**Available records**
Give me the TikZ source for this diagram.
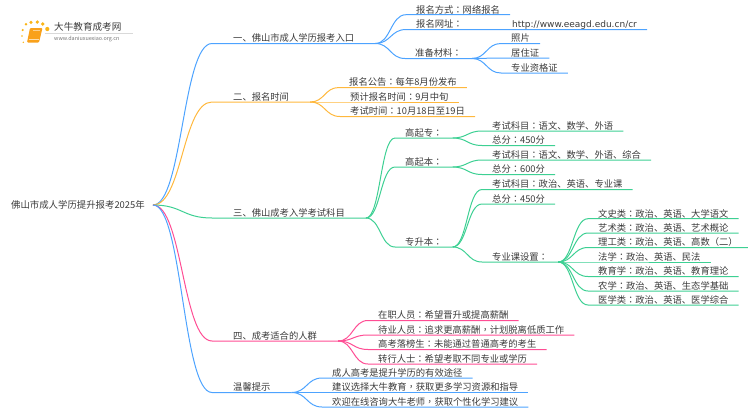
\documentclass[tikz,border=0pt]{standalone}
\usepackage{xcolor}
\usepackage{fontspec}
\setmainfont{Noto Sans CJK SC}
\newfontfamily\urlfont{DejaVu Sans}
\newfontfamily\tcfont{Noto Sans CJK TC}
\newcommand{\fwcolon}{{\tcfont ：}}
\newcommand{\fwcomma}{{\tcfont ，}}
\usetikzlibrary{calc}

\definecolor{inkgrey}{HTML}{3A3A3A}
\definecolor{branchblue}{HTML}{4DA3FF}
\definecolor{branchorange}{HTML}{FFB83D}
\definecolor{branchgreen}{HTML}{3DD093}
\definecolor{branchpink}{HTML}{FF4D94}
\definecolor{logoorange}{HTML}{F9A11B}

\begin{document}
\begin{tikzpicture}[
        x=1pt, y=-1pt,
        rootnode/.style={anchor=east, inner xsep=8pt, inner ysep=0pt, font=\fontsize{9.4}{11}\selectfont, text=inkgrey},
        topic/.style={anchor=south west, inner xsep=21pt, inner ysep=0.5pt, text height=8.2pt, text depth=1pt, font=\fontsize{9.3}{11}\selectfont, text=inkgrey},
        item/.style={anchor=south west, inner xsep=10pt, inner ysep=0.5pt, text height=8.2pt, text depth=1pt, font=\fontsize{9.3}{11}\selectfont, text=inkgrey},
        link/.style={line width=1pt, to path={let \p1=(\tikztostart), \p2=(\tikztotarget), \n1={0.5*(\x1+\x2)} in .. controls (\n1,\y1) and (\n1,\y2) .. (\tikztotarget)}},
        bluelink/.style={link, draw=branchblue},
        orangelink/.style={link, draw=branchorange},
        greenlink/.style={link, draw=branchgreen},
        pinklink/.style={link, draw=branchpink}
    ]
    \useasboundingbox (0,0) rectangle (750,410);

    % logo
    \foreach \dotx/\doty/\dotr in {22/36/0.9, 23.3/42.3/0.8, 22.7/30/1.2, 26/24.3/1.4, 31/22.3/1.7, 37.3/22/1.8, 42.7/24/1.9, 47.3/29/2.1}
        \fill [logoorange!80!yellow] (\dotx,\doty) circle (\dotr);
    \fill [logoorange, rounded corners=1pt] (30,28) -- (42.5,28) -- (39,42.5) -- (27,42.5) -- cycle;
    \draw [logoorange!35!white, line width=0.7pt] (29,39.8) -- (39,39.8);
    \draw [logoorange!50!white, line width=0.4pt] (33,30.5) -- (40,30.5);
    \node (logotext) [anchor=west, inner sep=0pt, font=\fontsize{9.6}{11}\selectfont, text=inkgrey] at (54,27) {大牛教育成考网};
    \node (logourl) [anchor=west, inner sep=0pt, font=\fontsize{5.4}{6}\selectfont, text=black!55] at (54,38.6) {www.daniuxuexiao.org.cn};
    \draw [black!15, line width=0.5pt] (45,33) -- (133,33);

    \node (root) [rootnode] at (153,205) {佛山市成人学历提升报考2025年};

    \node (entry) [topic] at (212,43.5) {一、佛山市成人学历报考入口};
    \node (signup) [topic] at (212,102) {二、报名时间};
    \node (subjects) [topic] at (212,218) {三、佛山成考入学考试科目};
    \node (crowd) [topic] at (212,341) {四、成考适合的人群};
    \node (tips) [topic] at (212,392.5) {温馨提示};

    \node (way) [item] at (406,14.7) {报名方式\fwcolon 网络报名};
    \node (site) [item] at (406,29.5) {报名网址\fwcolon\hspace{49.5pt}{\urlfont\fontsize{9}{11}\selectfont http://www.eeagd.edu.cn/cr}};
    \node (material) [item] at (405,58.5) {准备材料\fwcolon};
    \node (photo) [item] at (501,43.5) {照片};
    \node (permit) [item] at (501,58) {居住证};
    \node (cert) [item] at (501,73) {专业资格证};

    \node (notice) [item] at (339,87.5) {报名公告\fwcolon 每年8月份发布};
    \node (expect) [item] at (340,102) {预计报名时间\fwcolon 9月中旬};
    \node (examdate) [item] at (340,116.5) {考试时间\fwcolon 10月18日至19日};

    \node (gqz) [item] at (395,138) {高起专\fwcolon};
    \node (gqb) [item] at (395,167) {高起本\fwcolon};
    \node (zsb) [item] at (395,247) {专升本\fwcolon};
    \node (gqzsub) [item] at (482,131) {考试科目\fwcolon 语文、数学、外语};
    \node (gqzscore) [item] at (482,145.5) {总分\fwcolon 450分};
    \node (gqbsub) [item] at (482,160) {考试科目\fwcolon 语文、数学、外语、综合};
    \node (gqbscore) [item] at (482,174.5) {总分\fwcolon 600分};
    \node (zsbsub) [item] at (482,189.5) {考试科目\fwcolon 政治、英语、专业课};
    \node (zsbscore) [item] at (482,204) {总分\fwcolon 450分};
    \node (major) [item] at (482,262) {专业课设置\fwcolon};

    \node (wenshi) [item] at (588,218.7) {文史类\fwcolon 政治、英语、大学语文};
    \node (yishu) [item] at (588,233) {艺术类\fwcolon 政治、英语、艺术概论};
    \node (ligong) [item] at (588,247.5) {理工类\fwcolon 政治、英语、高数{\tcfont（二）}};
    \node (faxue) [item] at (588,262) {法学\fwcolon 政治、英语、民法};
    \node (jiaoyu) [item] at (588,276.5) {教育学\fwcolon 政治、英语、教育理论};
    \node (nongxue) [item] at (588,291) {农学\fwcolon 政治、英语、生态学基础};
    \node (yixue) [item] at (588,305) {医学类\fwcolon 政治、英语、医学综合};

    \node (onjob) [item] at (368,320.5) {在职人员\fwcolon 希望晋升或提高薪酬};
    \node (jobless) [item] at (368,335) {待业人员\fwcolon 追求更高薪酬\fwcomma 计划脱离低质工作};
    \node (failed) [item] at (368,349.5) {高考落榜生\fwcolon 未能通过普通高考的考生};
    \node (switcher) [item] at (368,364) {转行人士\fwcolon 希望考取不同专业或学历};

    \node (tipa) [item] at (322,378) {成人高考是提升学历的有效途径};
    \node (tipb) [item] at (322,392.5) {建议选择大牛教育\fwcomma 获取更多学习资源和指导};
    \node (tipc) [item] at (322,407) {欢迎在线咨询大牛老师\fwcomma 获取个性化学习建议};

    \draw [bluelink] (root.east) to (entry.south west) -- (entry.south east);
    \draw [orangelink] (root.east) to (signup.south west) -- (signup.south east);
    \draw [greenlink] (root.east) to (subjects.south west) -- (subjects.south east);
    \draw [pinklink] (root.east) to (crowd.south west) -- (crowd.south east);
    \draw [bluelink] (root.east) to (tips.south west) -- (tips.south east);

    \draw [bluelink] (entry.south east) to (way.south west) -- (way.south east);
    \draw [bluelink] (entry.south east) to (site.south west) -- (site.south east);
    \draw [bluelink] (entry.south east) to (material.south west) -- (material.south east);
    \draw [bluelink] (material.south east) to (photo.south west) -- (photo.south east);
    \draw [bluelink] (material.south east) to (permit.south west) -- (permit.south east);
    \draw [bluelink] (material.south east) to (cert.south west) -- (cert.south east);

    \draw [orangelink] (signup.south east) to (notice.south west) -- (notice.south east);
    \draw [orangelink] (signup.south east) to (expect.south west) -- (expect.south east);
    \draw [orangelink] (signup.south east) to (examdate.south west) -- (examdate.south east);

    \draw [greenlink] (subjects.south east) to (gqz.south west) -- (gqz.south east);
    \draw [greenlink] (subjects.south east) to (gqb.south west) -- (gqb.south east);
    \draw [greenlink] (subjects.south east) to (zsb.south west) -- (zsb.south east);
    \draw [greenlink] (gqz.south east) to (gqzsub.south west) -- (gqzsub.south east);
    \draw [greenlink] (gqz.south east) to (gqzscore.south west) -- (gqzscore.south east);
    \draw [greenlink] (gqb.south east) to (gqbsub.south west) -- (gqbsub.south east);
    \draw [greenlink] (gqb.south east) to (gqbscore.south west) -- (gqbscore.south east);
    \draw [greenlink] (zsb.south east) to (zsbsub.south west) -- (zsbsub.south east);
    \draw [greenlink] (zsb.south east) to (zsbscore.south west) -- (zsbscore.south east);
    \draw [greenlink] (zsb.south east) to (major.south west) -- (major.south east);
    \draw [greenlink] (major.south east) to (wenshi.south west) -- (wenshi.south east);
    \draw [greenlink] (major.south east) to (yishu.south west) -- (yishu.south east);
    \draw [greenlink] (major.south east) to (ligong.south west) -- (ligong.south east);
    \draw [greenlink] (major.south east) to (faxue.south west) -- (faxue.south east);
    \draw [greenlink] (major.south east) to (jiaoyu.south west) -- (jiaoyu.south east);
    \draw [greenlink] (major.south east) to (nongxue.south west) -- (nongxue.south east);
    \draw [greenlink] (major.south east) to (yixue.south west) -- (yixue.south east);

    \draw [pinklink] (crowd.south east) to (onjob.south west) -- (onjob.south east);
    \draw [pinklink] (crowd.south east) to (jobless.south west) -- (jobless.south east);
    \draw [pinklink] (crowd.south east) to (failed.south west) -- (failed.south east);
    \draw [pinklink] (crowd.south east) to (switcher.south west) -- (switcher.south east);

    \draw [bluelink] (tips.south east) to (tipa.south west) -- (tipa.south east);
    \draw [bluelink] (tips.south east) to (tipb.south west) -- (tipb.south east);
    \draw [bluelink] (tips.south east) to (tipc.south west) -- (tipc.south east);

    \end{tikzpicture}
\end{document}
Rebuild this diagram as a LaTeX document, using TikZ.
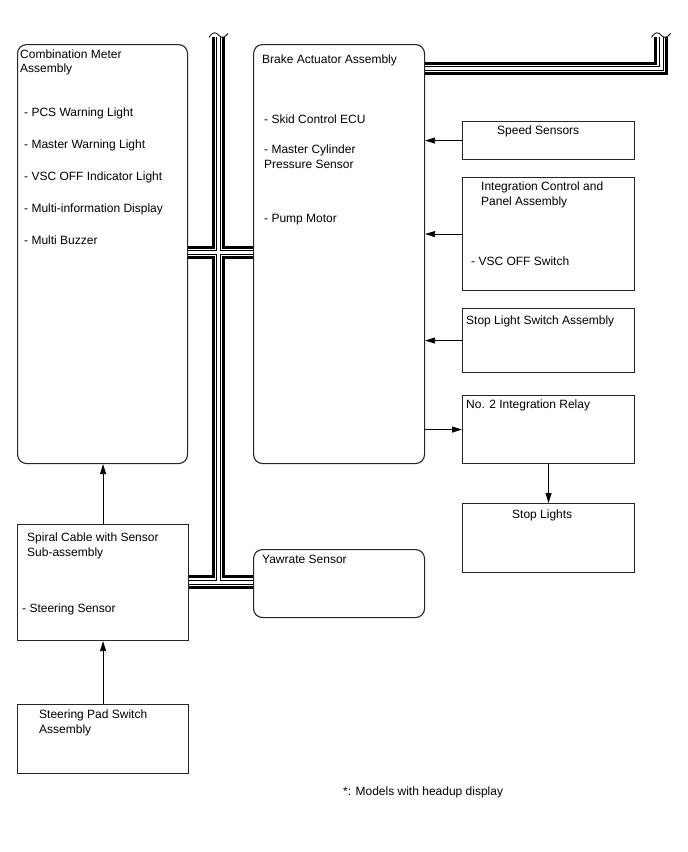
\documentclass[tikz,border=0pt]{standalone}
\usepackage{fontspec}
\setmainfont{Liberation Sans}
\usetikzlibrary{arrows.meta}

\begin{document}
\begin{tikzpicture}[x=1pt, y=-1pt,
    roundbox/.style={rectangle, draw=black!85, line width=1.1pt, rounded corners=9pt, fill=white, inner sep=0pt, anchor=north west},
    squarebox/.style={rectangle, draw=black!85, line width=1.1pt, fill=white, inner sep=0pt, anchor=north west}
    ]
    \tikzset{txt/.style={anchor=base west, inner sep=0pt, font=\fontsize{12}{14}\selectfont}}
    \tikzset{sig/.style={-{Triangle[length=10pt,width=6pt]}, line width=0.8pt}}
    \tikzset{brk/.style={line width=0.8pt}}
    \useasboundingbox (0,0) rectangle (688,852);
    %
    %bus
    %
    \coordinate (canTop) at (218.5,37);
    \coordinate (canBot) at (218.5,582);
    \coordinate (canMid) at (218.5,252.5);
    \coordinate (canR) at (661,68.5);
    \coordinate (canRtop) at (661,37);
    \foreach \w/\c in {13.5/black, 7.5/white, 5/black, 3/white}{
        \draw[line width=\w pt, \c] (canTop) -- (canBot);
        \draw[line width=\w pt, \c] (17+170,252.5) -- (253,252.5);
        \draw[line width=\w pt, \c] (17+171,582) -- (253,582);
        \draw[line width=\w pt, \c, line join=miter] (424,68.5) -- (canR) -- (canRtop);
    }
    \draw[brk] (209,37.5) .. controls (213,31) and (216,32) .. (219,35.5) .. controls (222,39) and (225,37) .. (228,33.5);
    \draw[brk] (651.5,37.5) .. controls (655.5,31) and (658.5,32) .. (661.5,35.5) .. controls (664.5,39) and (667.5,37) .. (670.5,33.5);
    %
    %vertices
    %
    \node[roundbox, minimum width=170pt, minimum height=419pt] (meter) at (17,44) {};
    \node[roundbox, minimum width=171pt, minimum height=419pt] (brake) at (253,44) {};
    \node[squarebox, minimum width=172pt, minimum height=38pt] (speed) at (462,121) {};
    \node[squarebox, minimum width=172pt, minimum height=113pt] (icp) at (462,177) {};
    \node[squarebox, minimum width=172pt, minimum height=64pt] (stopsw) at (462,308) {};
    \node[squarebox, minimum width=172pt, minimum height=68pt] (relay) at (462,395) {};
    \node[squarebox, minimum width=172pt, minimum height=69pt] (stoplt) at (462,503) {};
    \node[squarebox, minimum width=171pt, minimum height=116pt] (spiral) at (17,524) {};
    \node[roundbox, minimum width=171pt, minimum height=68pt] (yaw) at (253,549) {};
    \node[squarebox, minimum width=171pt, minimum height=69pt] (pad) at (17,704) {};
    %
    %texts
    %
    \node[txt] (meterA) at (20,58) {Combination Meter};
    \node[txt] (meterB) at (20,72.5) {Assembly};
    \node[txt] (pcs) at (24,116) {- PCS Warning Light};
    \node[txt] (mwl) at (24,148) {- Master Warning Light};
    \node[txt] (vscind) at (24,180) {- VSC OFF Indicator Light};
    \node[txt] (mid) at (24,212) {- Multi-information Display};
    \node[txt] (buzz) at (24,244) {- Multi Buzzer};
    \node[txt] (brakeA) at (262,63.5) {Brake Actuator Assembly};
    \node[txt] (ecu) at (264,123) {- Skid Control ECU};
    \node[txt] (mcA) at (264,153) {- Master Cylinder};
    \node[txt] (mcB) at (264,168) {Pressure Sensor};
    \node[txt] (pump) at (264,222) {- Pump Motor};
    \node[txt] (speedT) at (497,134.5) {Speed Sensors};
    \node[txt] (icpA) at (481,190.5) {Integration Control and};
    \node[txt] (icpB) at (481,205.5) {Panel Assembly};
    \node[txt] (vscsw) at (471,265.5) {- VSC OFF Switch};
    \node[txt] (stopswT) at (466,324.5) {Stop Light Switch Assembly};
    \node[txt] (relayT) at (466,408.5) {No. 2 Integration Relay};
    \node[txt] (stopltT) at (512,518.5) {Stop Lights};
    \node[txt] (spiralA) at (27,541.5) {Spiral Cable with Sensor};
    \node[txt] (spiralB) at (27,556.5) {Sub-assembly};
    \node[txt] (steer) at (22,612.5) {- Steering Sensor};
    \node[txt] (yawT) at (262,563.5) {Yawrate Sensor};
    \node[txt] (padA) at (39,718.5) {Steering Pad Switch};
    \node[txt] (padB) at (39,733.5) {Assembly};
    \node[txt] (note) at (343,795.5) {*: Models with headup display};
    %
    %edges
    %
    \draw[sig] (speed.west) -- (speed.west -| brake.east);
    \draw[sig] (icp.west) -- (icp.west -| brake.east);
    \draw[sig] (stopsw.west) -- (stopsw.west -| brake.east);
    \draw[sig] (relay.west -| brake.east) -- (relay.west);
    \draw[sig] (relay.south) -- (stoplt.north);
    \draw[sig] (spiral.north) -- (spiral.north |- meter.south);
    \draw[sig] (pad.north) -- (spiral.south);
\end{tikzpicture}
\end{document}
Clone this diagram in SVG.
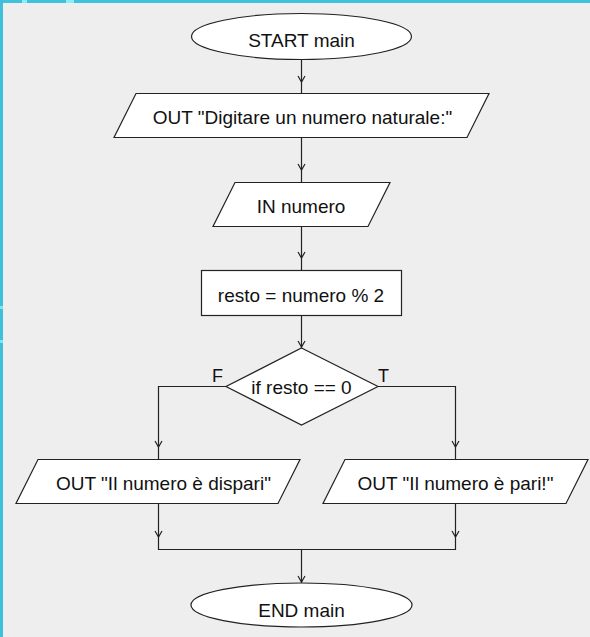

**Exercise requirements**
Repeat the lines above, starting at the first and stopping after the line that holds "(0,0) rectangle (750,410);", with the pictures left out.

**Exercise result**
Give me the TikZ source for this diagram.
\documentclass[tikz,border=0pt]{standalone}
\usepackage{xcolor}
\usepackage{fontspec}
\setmainfont{Noto Sans CJK SC}
\newfontfamily\urlfont{DejaVu Sans}
\newfontfamily\tcfont{Noto Sans CJK TC}
\newcommand{\fwcolon}{{\tcfont ：}}
\newcommand{\fwcomma}{{\tcfont ，}}
\usetikzlibrary{calc}

\definecolor{inkgrey}{HTML}{3A3A3A}
\definecolor{branchblue}{HTML}{4DA3FF}
\definecolor{branchorange}{HTML}{FFB83D}
\definecolor{branchgreen}{HTML}{3DD093}
\definecolor{branchpink}{HTML}{FF4D94}
\definecolor{logoorange}{HTML}{F9A11B}

\begin{document}
\begin{tikzpicture}[
        x=1pt, y=-1pt,
        rootnode/.style={anchor=east, inner xsep=8pt, inner ysep=0pt, font=\fontsize{9.4}{11}\selectfont, text=inkgrey},
        topic/.style={anchor=south west, inner xsep=21pt, inner ysep=0.5pt, text height=8.2pt, text depth=1pt, font=\fontsize{9.3}{11}\selectfont, text=inkgrey},
        item/.style={anchor=south west, inner xsep=10pt, inner ysep=0.5pt, text height=8.2pt, text depth=1pt, font=\fontsize{9.3}{11}\selectfont, text=inkgrey},
        link/.style={line width=1pt, to path={let \p1=(\tikztostart), \p2=(\tikztotarget), \n1={0.5*(\x1+\x2)} in .. controls (\n1,\y1) and (\n1,\y2) .. (\tikztotarget)}},
        bluelink/.style={link, draw=branchblue},
        orangelink/.style={link, draw=branchorange},
        greenlink/.style={link, draw=branchgreen},
        pinklink/.style={link, draw=branchpink}
    ]
    \useasboundingbox (0,0) rectangle (750,410);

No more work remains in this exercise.